- From: Danny Ayers <danny.ayers@gmail.com>
- Date: Tue, 4 Apr 2006 22:13:30 +0200
- To: "Cutler, Roger (RogerCutler)" <RogerCutler@chevron.com>
- Cc: public-semweb-lifesci@w3.org
On 4/4/06, Cutler, Roger (RogerCutler) <RogerCutler@chevron.com> wrote: My feeling is that until there are scalability issues that can be analysed, it's rather premature to try and solve them. Having said that - > 3 - Limit the amount of information that is actually put into RDF to > some sort of descriptive metadata and keep pointers to the real data, > which is in some other format. A contract I'm currently working on involves a large amount of geospatial data. Ideally this would all be represented in RDF, the data structures being highly irregular. But before I joined the project some feasibility studies had been done and it was decided (with good reason) that this wasn't a realistic option at this point in time because of the quantity of data. The overall strategy I suppose is to exploit proven tech wherever possible, in the interests of "just make it work". Incoming raw data will be handled as (streamed) XML, with a cluster of relational DBs for storage. RDF-everywhere will be approximated by layering: raw data (XML/relational); metadata (RDF(S)/OWL and XML Schema); meta-metadata (RDF(S)/OWL).
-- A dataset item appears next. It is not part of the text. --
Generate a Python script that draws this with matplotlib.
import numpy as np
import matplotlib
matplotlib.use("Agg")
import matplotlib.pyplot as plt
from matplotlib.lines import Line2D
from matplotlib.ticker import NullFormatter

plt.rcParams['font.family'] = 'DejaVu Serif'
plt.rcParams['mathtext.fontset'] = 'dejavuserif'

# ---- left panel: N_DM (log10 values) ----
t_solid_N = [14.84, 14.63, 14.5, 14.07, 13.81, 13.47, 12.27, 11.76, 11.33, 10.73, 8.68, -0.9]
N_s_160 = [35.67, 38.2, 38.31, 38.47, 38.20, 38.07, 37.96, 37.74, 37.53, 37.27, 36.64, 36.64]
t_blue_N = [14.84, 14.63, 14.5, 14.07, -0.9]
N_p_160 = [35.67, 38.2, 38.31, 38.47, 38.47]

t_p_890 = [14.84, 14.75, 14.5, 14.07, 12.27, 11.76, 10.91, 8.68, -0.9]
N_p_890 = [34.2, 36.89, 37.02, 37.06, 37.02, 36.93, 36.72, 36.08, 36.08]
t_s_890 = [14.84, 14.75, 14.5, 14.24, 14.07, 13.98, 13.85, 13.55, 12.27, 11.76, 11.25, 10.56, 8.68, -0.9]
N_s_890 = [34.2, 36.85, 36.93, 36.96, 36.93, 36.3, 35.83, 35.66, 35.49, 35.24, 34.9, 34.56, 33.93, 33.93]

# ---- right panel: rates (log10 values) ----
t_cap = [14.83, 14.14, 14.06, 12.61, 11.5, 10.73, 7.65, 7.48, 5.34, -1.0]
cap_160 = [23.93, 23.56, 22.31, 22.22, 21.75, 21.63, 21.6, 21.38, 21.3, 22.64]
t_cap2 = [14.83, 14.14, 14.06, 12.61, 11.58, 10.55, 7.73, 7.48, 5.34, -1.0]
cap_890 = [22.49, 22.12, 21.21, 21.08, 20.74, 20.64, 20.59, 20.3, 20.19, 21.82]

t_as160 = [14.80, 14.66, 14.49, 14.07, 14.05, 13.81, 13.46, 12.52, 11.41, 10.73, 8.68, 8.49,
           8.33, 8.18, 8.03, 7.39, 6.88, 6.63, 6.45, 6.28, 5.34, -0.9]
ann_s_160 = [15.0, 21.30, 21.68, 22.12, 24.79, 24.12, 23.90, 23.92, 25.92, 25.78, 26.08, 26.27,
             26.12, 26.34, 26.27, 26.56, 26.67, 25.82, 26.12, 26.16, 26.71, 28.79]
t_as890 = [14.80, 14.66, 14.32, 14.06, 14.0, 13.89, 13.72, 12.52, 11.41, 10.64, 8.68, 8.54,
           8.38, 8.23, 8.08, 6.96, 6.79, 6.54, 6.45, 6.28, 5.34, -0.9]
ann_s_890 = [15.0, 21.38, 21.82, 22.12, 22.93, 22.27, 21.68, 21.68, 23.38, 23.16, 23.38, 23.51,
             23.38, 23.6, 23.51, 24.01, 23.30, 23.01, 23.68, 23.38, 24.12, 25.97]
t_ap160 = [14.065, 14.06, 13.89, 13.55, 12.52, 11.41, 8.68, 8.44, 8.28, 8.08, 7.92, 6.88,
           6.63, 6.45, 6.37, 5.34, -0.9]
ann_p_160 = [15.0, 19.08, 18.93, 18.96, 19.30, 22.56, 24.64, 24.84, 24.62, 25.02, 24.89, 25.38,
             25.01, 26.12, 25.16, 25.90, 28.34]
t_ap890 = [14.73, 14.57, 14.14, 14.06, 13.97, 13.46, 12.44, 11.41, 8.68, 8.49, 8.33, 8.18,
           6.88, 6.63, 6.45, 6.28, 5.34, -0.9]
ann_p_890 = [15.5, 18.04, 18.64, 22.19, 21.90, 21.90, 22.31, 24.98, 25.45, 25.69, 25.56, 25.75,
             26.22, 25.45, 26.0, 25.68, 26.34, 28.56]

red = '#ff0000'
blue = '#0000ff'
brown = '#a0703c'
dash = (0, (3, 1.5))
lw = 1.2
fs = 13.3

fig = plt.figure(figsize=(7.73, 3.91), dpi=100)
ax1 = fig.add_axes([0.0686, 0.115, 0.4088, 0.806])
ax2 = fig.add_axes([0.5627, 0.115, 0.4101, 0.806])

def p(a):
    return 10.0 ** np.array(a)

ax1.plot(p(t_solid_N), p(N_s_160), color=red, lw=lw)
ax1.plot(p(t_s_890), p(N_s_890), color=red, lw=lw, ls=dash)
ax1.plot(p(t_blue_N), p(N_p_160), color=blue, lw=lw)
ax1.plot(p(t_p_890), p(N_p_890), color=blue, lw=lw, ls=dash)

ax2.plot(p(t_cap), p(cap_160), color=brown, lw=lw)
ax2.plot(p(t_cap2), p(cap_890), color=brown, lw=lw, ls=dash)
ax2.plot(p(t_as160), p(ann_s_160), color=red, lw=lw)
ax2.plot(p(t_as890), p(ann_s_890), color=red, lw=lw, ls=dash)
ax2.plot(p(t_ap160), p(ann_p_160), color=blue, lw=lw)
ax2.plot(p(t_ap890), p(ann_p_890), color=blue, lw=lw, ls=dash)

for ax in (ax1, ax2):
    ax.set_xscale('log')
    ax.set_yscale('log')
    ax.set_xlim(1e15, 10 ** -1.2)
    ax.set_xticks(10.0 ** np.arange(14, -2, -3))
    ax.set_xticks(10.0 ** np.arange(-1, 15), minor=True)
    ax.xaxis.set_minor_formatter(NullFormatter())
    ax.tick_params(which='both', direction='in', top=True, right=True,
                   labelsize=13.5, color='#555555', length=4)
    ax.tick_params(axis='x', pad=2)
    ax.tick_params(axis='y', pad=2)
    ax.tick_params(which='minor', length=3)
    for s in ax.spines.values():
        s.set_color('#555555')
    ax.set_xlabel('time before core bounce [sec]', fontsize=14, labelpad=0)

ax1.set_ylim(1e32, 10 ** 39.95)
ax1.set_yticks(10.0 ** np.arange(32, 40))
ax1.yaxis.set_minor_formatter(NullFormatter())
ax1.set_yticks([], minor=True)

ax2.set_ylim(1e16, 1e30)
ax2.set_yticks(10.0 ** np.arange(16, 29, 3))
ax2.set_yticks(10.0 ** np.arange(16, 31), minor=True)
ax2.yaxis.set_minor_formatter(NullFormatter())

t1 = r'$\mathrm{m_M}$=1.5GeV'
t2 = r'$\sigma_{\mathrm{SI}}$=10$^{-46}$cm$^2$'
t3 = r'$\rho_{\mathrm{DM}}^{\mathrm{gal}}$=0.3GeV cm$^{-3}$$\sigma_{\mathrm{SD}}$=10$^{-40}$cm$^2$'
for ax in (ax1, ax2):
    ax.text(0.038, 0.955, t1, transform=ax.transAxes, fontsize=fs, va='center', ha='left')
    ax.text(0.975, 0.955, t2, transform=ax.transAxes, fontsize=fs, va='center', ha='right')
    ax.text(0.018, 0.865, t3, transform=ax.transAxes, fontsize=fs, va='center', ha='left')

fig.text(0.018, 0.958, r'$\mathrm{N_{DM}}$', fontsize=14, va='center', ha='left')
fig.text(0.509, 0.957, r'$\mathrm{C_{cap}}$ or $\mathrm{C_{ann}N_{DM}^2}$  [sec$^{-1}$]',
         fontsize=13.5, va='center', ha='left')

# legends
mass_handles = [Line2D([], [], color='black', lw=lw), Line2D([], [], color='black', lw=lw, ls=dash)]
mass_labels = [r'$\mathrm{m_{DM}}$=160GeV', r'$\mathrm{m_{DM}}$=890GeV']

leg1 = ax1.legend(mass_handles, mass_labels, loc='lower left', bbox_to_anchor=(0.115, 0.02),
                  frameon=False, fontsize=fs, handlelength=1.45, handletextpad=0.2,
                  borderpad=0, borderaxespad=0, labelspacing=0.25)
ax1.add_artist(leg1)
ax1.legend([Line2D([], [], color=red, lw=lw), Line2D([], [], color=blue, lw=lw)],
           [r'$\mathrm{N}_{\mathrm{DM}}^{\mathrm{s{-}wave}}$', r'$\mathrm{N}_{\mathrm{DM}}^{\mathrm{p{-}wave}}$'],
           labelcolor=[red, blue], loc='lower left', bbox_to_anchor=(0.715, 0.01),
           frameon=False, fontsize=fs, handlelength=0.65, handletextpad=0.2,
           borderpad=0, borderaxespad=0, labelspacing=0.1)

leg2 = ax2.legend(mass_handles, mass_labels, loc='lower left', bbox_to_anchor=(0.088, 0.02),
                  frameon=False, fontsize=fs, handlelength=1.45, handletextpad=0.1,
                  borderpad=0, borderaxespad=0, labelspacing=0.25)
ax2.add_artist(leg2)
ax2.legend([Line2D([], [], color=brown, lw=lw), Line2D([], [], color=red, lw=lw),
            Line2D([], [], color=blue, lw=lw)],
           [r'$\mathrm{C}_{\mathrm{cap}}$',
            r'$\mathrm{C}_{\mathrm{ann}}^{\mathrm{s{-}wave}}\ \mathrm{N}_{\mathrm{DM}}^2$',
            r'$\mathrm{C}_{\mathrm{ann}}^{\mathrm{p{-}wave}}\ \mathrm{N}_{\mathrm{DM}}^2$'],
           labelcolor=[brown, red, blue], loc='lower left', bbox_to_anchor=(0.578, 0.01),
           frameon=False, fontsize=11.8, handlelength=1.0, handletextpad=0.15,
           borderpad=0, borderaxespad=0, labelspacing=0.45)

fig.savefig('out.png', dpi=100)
As an aside this has thrown up some interesting problems relating to validation at the cusp of XML and RDF/OWL. Essentially XML validation doesn't cover enough; the notion of validation doesn't make much sense in the context of RDF(S); OWL consistency checking is pretty much a non-starter for performance reason (and probably quite strange modelling would be needed to get the requisite checks). Right now I'm looking at a bit of a Frankenstein setup, rules are probably going to figure highly. If anyone has pointers to related material I'd be grateful. Cheers, Danny. -- http://dannyayers.com
Received on Tuesday, 4 April 2006 20:13:39 UTC